In our 8th-grade history course, Living in the Anthropocene, we launched the year with a unit on current issues of relevance and the 2016 presidential election. There's been a lot of talk about how to teach this election – especially to younger students – and we sought to create a learning environment that was free of political bias and agenda. We wanted students to gain an understanding of the election process (Article II of the U.S. Constitution, how candidates are nominated, the Electoral College, etc.); how candidates use stump speeches, the media, and advertising to sway voters; and what the candidates' views were on major issues. And, as much as possible, we wanted to let the students figure out their own views and give them a dispassionate and optimistic view of how the system works.

On the very first day of class, students brainstormed important issues in this election: those with local impact (e.g. transportation), national (trade), and global (climate change). As teachers, we wanted to learn what issues our students felt were most pressing and expose them to the positions of the political parties on those issues. Lakeside 8th-graders were particularly interested in climate change, homelessness, and gun control.
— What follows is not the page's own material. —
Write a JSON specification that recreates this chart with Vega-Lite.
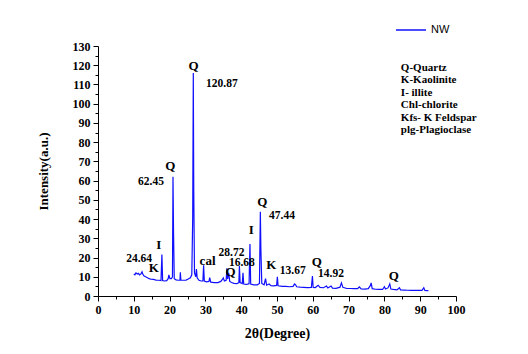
{
  "$schema": "https://vega.github.io/schema/vega-lite/v6.json",
  "width": 358,
  "height": 250,
  "autosize": {"type": "none"},
  "padding": {"left": 98, "top": 46, "right": 72, "bottom": 58},
  "background": "white",
  "config": {"view": {"stroke": null}},
  "datasets": {
    "xrd": [
      {"t": 10.0, "i": 11.5}, {"t": 10.3, "i": 11.0}, {"t": 10.6, "i": 12.0}, {"t": 11.0, "i": 11.4}, {"t": 11.3, "i": 11.8},
      {"t": 11.6, "i": 11.0}, {"t": 12.0, "i": 11.5}, {"t": 12.3, "i": 12.6}, {"t": 12.5, "i": 11.4}, {"t": 12.8, "i": 10.5},
      {"t": 13.3, "i": 10.0}, {"t": 13.8, "i": 9.5}, {"t": 14.3, "i": 9.0}, {"t": 14.8, "i": 8.7}, {"t": 15.5, "i": 8.6},
      {"t": 16.2, "i": 8.3}, {"t": 17.0, "i": 8.2}, {"t": 17.6, "i": 8.0}, {"t": 17.85, "i": 21.6}, {"t": 18.05, "i": 8.0},
      {"t": 18.5, "i": 7.8}, {"t": 19.2, "i": 8.0}, {"t": 19.6, "i": 9.0}, {"t": 19.8, "i": 11.0}, {"t": 20.1, "i": 9.0},
      {"t": 20.5, "i": 9.0}, {"t": 20.8, "i": 10.0}, {"t": 20.95, "i": 62.0}, {"t": 21.1, "i": 33.0}, {"t": 21.3, "i": 9.0},
      {"t": 21.8, "i": 8.4}, {"t": 22.4, "i": 8.2}, {"t": 22.9, "i": 8.3}, {"t": 23.0, "i": 12.3}, {"t": 23.15, "i": 8.3},
      {"t": 24.0, "i": 8.2}, {"t": 24.6, "i": 8.3}, {"t": 25.2, "i": 8.8}, {"t": 25.8, "i": 9.5}, {"t": 26.2, "i": 11.0},
      {"t": 26.45, "i": 40.0}, {"t": 26.62, "i": 116.0}, {"t": 26.75, "i": 54.0}, {"t": 26.95, "i": 12.0}, {"t": 27.3, "i": 10.0},
      {"t": 27.5, "i": 14.0}, {"t": 27.7, "i": 9.5}, {"t": 28.2, "i": 8.2}, {"t": 28.8, "i": 7.8}, {"t": 29.3, "i": 7.8},
      {"t": 29.5, "i": 16.0}, {"t": 29.7, "i": 7.8}, {"t": 30.3, "i": 7.4}, {"t": 31.0, "i": 7.6}, {"t": 31.2, "i": 9.5},
      {"t": 31.5, "i": 7.2}, {"t": 32.5, "i": 7.0}, {"t": 33.5, "i": 7.0}, {"t": 34.3, "i": 7.6}, {"t": 34.8, "i": 8.8},
      {"t": 35.0, "i": 9.4}, {"t": 35.3, "i": 7.8}, {"t": 35.8, "i": 8.2}, {"t": 36.0, "i": 14.4}, {"t": 36.2, "i": 8.8},
      {"t": 36.5, "i": 12.0}, {"t": 36.8, "i": 7.6}, {"t": 37.3, "i": 7.0}, {"t": 38.0, "i": 6.6}, {"t": 38.8, "i": 6.4},
      {"t": 39.35, "i": 7.0}, {"t": 39.5, "i": 15.6}, {"t": 39.7, "i": 7.0}, {"t": 40.3, "i": 6.5}, {"t": 40.5, "i": 12.1},
      {"t": 40.7, "i": 6.2}, {"t": 41.5, "i": 6.0}, {"t": 42.2, "i": 6.4}, {"t": 42.45, "i": 27.0}, {"t": 42.65, "i": 6.2},
      {"t": 43.5, "i": 5.8}, {"t": 44.5, "i": 5.8}, {"t": 45.1, "i": 6.5}, {"t": 45.35, "i": 43.8}, {"t": 45.5, "i": 24.0},
      {"t": 45.75, "i": 6.5}, {"t": 46.4, "i": 5.8}, {"t": 46.8, "i": 9.0}, {"t": 47.1, "i": 5.6}, {"t": 47.8, "i": 6.2},
      {"t": 48.3, "i": 5.4}, {"t": 49.0, "i": 5.3}, {"t": 49.9, "i": 5.5}, {"t": 50.1, "i": 10.0}, {"t": 50.3, "i": 5.3},
      {"t": 51.5, "i": 5.0}, {"t": 52.5, "i": 5.0}, {"t": 53.5, "i": 4.8}, {"t": 54.5, "i": 5.0}, {"t": 54.9, "i": 6.3},
      {"t": 55.2, "i": 5.8}, {"t": 55.5, "i": 4.8}, {"t": 56.5, "i": 4.6}, {"t": 57.5, "i": 4.5}, {"t": 58.5, "i": 4.4},
      {"t": 59.6, "i": 4.5}, {"t": 59.9, "i": 10.4}, {"t": 60.1, "i": 4.5}, {"t": 60.7, "i": 4.4}, {"t": 61.5, "i": 5.6},
      {"t": 62.0, "i": 4.5}, {"t": 63.0, "i": 4.3}, {"t": 63.8, "i": 5.2}, {"t": 64.2, "i": 4.2}, {"t": 65.1, "i": 5.2},
      {"t": 65.5, "i": 4.1}, {"t": 66.5, "i": 4.0}, {"t": 67.6, "i": 4.6}, {"t": 68.0, "i": 6.8}, {"t": 68.4, "i": 4.5},
      {"t": 69.5, "i": 3.9}, {"t": 70.5, "i": 3.9}, {"t": 71.5, "i": 3.8}, {"t": 72.5, "i": 3.8}, {"t": 73.0, "i": 4.7},
      {"t": 73.5, "i": 3.7}, {"t": 74.5, "i": 3.6}, {"t": 75.5, "i": 3.8}, {"t": 76.1, "i": 5.5}, {"t": 76.3, "i": 6.8},
      {"t": 76.6, "i": 3.8}, {"t": 77.5, "i": 3.5}, {"t": 78.5, "i": 3.4}, {"t": 79.5, "i": 3.4}, {"t": 80.0, "i": 4.8},
      {"t": 80.3, "i": 3.6}, {"t": 81.0, "i": 4.2}, {"t": 81.5, "i": 6.3}, {"t": 81.8, "i": 3.6}, {"t": 82.5, "i": 3.4},
      {"t": 83.5, "i": 3.2}, {"t": 84.2, "i": 4.3}, {"t": 84.5, "i": 3.2}, {"t": 85.5, "i": 3.1}, {"t": 86.5, "i": 3.0},
      {"t": 87.5, "i": 2.9}, {"t": 88.5, "i": 2.9}, {"t": 89.5, "i": 2.9}, {"t": 90.5, "i": 2.9}, {"t": 91.0, "i": 4.3},
      {"t": 91.3, "i": 2.9}, {"t": 92.0, "i": 2.8}, {"t": 92.3, "i": 2.8}
    ],
    "labels": [
      {"t": 26.7, "i": 119.6, "label": "Q", "kind": "phase"},
      {"t": 20.2, "i": 67.6, "label": "Q", "kind": "phase"},
      {"t": 45.9, "i": 49.0, "label": "Q", "kind": "phase"},
      {"t": 42.8, "i": 34.3, "label": "I", "kind": "phase"},
      {"t": 17.0, "i": 26.5, "label": "I", "kind": "phase"},
      {"t": 15.6, "i": 14.4, "label": "K", "kind": "phase"},
      {"t": 30.6, "i": 18.4, "label": "cal", "kind": "phase"},
      {"t": 37.0, "i": 12.5, "label": "Q", "kind": "phase"},
      {"t": 48.4, "i": 16.1, "label": "K", "kind": "phase"},
      {"t": 61.1, "i": 17.5, "label": "Q", "kind": "phase"},
      {"t": 82.6, "i": 10.6, "label": "Q", "kind": "phase"},
      {"t": 34.6, "i": 110.2, "label": "120.87", "kind": "value"},
      {"t": 14.8, "i": 59.3, "label": "62.45", "kind": "value"},
      {"t": 51.4, "i": 41.8, "label": "47.44", "kind": "value"},
      {"t": 11.5, "i": 19.1, "label": "24.64", "kind": "value"},
      {"t": 37.3, "i": 22.5, "label": "28.72", "kind": "value"},
      {"t": 40.2, "i": 17.0, "label": "16.68", "kind": "value"},
      {"t": 54.4, "i": 13.2, "label": "13.67", "kind": "value"},
      {"t": 65.1, "i": 11.6, "label": "14.92", "kind": "value"}
    ],
    "key": [
      {"t": 84.6, "i": 121.8, "label": "Q-Quartz\nK-Kaolinite\nI- illite\nChl-chlorite\nKfs- K Feldspar\nplg-Plagioclase"}
    ]
  },
  "encoding": {
    "x": {"field": "t", "type": "quantitative", "scale": {"domain": [0, 100], "nice": false},
      "axis": {"orient": "bottom", "values": [0, 5, 10, 15, 20, 25, 30, 35, 40, 45, 50, 55, 60, 65, 70, 75, 80, 85, 90, 95, 100],
        "labelExpr": "datum.value % 10 === 0 ? datum.label : ''", "labelOverlap": false, "labelFlush": false,
        "tickSize": {"condition": {"test": "datum.value % 10 === 0", "value": 5}, "value": 3},
        "grid": false, "domainColor": "#000", "tickColor": "#000", "labelFont": "Liberation Serif", "labelFontWeight": "bold", "labelFontSize": 12, "labelColor": "#000", "labelPadding": 3,
        "title": "2θ(Degree)", "titleFont": "Liberation Serif", "titleFontSize": 14, "titleFontWeight": "bold", "titleColor": "#000", "titlePadding": 11}},
    "y": {"field": "i", "type": "quantitative", "scale": {"domain": [0, 130], "nice": false},
      "axis": {"orient": "left", "values": [0, 5, 10, 15, 20, 25, 30, 35, 40, 45, 50, 55, 60, 65, 70, 75, 80, 85, 90, 95, 100, 105, 110, 115, 120, 125, 130],
        "labelExpr": "datum.value % 10 === 0 ? datum.label : ''", "labelOverlap": false, "labelFlush": false, "labelSeparation": 0,
        "tickSize": {"condition": {"test": "datum.value % 10 === 0", "value": 5}, "value": 3},
        "grid": false, "domainColor": "#000", "tickColor": "#000", "labelFont": "Liberation Serif", "labelFontWeight": "bold", "labelFontSize": 12, "labelColor": "#000", "labelPadding": 3,
        "title": "Intensity(a.u.)", "titleFont": "Liberation Serif", "titleFontSize": 13, "titleFontWeight": "bold", "titleColor": "#000", "titlePadding": 22}}
  },
  "layer": [
    {
      "data": {"name": "xrd"},
      "transform": [{"calculate": "'NW'", "as": "series"}],
      "mark": {"type": "line", "strokeWidth": 1.2, "interpolate": "linear"},
      "encoding": {
        "color": {"field": "series", "type": "nominal", "scale": {"range": ["#1010ff"]},
          "legend": {"orient": "none", "legendX": 295, "legendY": -34, "title": null, "symbolType": "stroke", "symbolSize": 900, "symbolStrokeWidth": 1.5, "labelFont": "Liberation Sans", "labelFontSize": 11, "labelColor": "#000", "padding": 2}}
      }
    },
    {
      "data": {"name": "labels"},
      "transform": [{"filter": "datum.kind === 'phase'"}],
      "mark": {"type": "text", "font": "Liberation Serif", "fontWeight": "bold", "fontSize": 13, "color": "#000", "align": "center", "baseline": "middle"},
      "encoding": {"text": {"field": "label"}}
    },
    {
      "data": {"name": "labels"},
      "transform": [{"filter": "datum.kind === 'value'"}],
      "mark": {"type": "text", "font": "Liberation Serif", "fontWeight": "bold", "fontSize": 11.5, "color": "#000", "align": "center", "baseline": "middle"},
      "encoding": {"text": {"field": "label"}}
    },
    {
      "data": {"name": "key"},
      "mark": {"type": "text", "font": "Liberation Serif", "fontWeight": "bold", "fontSize": 11, "color": "#000", "align": "left", "baseline": "top", "lineBreak": "\n", "lineHeight": 12.5, "clip": false},
      "encoding": {"text": {"field": "label"}}
    }
  ]
}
We asked each student to list three issues of particular interest (one local, one national, and one global), and then select one to research further. Using a range of sources, students created slideshows in which they defined their issue, shared facts and statistics, investigated organizations that are working to address the issue (governmental and non-governmental), and shared their own hopes for the future regarding the topic.

To conclude the project and to connect it to the subsequent election-related lessons, students researched the American political-party platforms on their chosen issues and created charts that compared the views of the Republican, Democrat, Libertarian, and Green parties. Students then identified the party positions that agreed with their own views on their chosen topics. This approach was an effective way for students to think critically and expand their awareness of political parties beyond the traditional two-party perspective.

Building on this understanding of issues, we then turned to the process of the presidential election. Students learned about the Electoral College and "battleground states." They examined campaign techniques, analyzing stump speeches and campaign ads. They compared and contrasted the candidates' views on a variety of issues including immigration and the economy.

Students capped off the unit by taking a quiz to match their own positions on the issues with candidates' positions from all of the major parties, noting areas of alignment. When they focused on the issues rather than on the candidates, some students were surprised to discover that their views matched the positions of the Libertarian and Green parties, rather than those of the main two parties.

As teachers, it's been exciting to watch students' perspectives expand and shift based on their exploration not only of the American political process, but also a meaningful exploration of what they themselves believe. We think they've emerged from the experience better informed about the issues, the candidates, and the American presidential campaign process.